In Act Two, Ken urges his daughter to listen to Procul Harum, saying it’s on a par with Mozart. Yet another missed opportunity for the baby boomers in the audience. A Whiter Shade of Pale was the early summer number one hit of 1967, and the melody is lifted from Bach’s Air On A G String. So comparing Procul Harum to Bach would have been the funny line … I could go on for hours. Instead of having programmes, they sold complete play scripts including programme notes at a bargain £3, so I have an unusual amount of information to assist nitpicking.
I’ve been commenting this year on the enforced smoking in all those Noel Coward / Maugham / Wilde / Rattigan revivals. This play had a lot of smoking in it. We were right up the front, and you saw people light cigarettes, and smoke go upwards, but we didn’t smell it. That’s interesting because at Bath, we could smell the smoke right at the back of the hall. Does Salisbury have amazing air conditioning? Or did they have some tobacco-free smoking device? Another missed opportunity, because at Bath they use herbal smoking mixtures from the Heath Food Store, which have a pungent bonfire smell. It would have added ambience in Act One!

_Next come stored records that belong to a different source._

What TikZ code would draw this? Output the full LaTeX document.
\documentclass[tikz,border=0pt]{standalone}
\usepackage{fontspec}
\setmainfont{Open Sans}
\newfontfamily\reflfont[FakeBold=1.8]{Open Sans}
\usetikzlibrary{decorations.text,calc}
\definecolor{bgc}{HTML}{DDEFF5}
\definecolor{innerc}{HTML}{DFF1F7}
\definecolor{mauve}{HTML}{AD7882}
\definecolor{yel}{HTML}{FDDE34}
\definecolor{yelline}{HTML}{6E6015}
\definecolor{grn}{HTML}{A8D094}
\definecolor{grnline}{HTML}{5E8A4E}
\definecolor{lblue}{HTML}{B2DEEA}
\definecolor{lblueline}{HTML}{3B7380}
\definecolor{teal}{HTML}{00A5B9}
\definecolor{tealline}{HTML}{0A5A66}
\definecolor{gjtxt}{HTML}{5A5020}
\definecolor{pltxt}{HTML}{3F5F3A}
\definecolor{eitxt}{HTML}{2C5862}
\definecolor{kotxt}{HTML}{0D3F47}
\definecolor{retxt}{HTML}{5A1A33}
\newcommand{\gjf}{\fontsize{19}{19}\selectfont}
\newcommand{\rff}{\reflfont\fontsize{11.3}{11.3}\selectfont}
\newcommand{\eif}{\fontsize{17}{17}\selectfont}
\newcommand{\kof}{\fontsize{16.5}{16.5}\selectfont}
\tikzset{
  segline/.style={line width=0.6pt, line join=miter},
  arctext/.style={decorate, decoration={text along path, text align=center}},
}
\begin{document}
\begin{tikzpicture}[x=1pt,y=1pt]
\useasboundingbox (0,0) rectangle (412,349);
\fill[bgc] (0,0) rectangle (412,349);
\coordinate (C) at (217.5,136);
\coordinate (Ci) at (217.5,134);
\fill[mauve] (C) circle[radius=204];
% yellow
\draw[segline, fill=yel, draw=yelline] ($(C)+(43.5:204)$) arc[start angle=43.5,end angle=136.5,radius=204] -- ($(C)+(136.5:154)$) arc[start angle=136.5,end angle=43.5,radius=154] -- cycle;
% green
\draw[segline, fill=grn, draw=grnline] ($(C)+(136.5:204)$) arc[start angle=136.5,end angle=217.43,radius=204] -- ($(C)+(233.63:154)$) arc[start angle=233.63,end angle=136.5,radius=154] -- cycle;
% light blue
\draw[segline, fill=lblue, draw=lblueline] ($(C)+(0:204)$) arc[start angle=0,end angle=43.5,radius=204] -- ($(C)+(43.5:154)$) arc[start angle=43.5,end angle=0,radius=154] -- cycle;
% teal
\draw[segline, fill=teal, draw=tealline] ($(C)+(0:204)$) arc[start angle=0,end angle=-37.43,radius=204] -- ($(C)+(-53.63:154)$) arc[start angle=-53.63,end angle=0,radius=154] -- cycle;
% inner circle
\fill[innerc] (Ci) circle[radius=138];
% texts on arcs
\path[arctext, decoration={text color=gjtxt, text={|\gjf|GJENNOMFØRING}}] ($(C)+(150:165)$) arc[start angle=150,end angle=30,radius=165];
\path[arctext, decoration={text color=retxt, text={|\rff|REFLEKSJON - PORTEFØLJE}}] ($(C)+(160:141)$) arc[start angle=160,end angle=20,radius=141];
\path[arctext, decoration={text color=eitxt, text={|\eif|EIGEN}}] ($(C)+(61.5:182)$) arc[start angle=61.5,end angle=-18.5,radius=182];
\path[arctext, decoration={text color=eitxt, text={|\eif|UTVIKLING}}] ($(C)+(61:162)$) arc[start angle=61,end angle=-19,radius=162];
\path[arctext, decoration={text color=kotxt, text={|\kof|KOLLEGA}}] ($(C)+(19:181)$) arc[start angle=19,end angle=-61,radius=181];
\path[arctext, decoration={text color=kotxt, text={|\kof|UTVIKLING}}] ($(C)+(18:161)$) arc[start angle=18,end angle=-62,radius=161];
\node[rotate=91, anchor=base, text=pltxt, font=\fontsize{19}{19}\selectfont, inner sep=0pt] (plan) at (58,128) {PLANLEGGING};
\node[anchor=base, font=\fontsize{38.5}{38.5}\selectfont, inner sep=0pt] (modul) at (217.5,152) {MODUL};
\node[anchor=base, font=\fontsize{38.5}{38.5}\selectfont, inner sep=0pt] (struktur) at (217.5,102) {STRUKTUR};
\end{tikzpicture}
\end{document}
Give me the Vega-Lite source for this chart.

I thought it a poor play, with a decent second act. I’m surprised to the point of amazement at the reviews from national papers, which relate to the original production with a different cast. Perhaps the October 2010 production was significantly different to March 2011. The writing is unbalanced as if Bartlett got enamoured of Sandra’s character and left Ken as a cipher. It’s not a good play.